The store where I play is mostly 1850 point rosters. The plan is to boost them up, rake through enemy lines with fire, and then assault into the enemies at the back of the flamey bits. Basically, if there are two units stacked up (happens a lot with objectives), I aim my skorchas at the back unit, going through the front one, and plow into them through the hole the fires made. The somewhat expensive gear will make the mob even harder to kill on their way into the fray. They will, of course, be led by a warboss on a bike with a power klaw.

A lot of what we go against at my store are cheese armies and marines. Nidzilla lists, daemons, chaos (lash and deathguard). Lots of stuff that big choppas won't cut through, hence the Power Klaw spam.

What are y'all's thoughts?

I'm looking to give them shooty back-up with two shoota boyz mobs and a mob of lootaz and possibly a mob of Snikrot's Kommandos.


----------



## Android089 (Apr 21, 2009)

the wound location on that mob would just be deadly

but the pionts cost is quite a bit i think you should try to go cheaper if possible


----------



## drummerholt1234 (May 27, 2009)

You don't need that many power klaws (3 or 4 would be good).


----------



## Boss_Gobbstompa (Aug 6, 2009)

I was mainly thinking for the monsterous creatures, land raiders and space marines. +2 strength doesn't help if they still have an armor save.


----------



## Grabba (Apr 9, 2009)

that is a shit load of PK's you'll kill almost everything you touch


----------



## morfangdakka (Dec 31, 2006)

Well you need to figure that not all of the biker mob is going to be able to swing at the same target. You could still drop 4 power klaws from the mob and with the warboss you will still have a ton of pk attacks on any target. THe ones without pks can be the first to die if they should recieve enough wounds. This way each death will not be as costly. Plus this would give you 100 points that you could spend somewhere else on your army.


----------



## Crude (Mar 15, 2009)

hai hai.. too many PKs. on the charge u guna be throwing around 40 attacks!

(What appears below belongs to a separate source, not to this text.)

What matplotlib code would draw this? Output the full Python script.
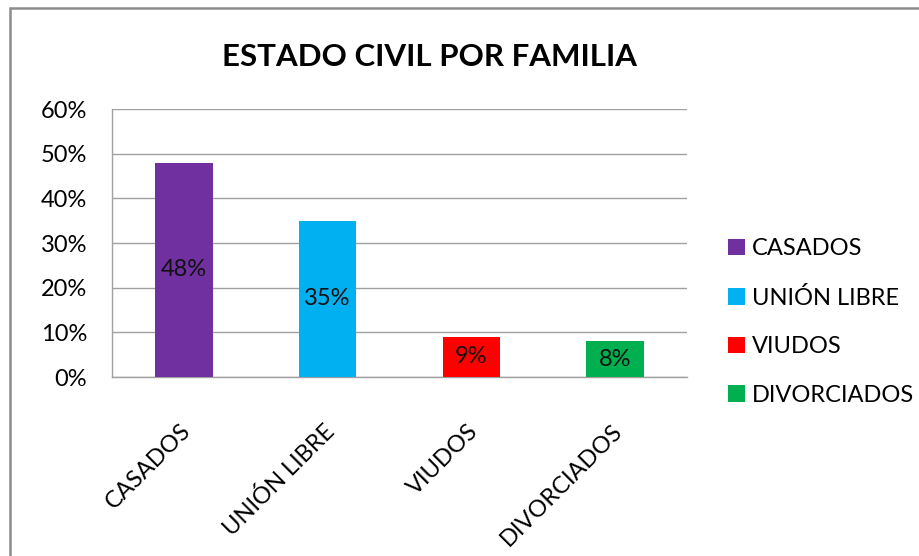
import matplotlib.pyplot as plt
from matplotlib.patches import Rectangle
from matplotlib.ticker import PercentFormatter
from matplotlib.transforms import ScaledTranslation

# datos del gráfico
categorias = ["CASADOS", "UNIÓN LIBRE", "VIUDOS", "DIVORCIADOS"]
porcentajes = [48, 35, 9, 8]
colores = ["#7030A0", "#00B0F0", "#FF0000", "#00B050"]
titulo = "ESTADO CIVIL POR FAMILIA"

plt.rcParams["font.family"] = ["Lato", "DejaVu Sans"]

fig = plt.figure(figsize=(9.2, 5.56), dpi=100)
fig.patch.set_facecolor("white")

# marco del área del gráfico (estilo Excel)
fig.patches.append(Rectangle((10 / 920, -0.05), 1.0, 1 - 8 / 556 + 0.05,
                             transform=fig.transFigure, fill=False,
                             edgecolor="#8C8C8C", linewidth=1.8))

ax = fig.add_axes([112 / 920, 179 / 556, 575 / 920, 268 / 556])

x = range(len(categorias))
bars = ax.bar(x, porcentajes, width=0.40, color=colores, label=categorias, zorder=3)

for b, v in zip(bars, porcentajes):
    ax.text(b.get_x() + b.get_width() / 2, v / 2, f"{v}%",
            ha="center", va="center", fontsize=17, color="#111111", zorder=4)

ax.set_xlim(-0.5, len(categorias) - 0.5)
ax.set_ylim(0, 60)
ax.set_yticks(range(0, 61, 10))
ax.yaxis.set_major_formatter(PercentFormatter(decimals=0))
ax.grid(axis="y", color="#A0A0A0", linewidth=1.0, zorder=0)

ax.set_xticks(list(x))
ax.set_xticklabels(categorias, rotation=45, ha="right", va="top",
                   rotation_mode="anchor", fontsize=17)
ax.tick_params(axis="x", length=0, pad=31)
ax.tick_params(axis="y", length=0, pad=18, labelsize=17)
desplaza = ScaledTranslation(-4 / 100, 0, fig.dpi_scale_trans)
for lbl in ax.get_xticklabels():
    lbl.set_transform(lbl.get_transform() + desplaza)

for s in ["top", "right"]:
    ax.spines[s].set_visible(False)
for s in ["left", "bottom"]:
    ax.spines[s].set_color("#A0A0A0")
    ax.spines[s].set_linewidth(1.0)

leg = ax.legend(handles=bars, labels=categorias, loc="center left",
                bbox_to_anchor=(1.055, 0.205), frameon=False, fontsize=17,
                handlelength=0.7, handleheight=0.7, handletextpad=0.3,
                labelspacing=1.17, borderaxespad=0)

fig.text(430 / 920, 1 - 57 / 556, titulo, ha="center", va="center",
         fontsize=22.5, fontweight="bold", color="black")

fig.savefig("out.png", dpi=100)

after shooting the enemy squad will already be reduced, 20-30 attacks would be plenty of insurance


----------



## Lash Machine (Nov 28, 2008)

Your main downside is lack of flexibility. You will have to watch against players who know what they are doing and charge you so that you have your models and attacks split up. 

against a lash army and an opponenet who knows what they are doing you may end up having a very bad day as they can move you arond so that you have very few models in closecombat meaning they would win by scoring lots of wounds against a couple of models.


----------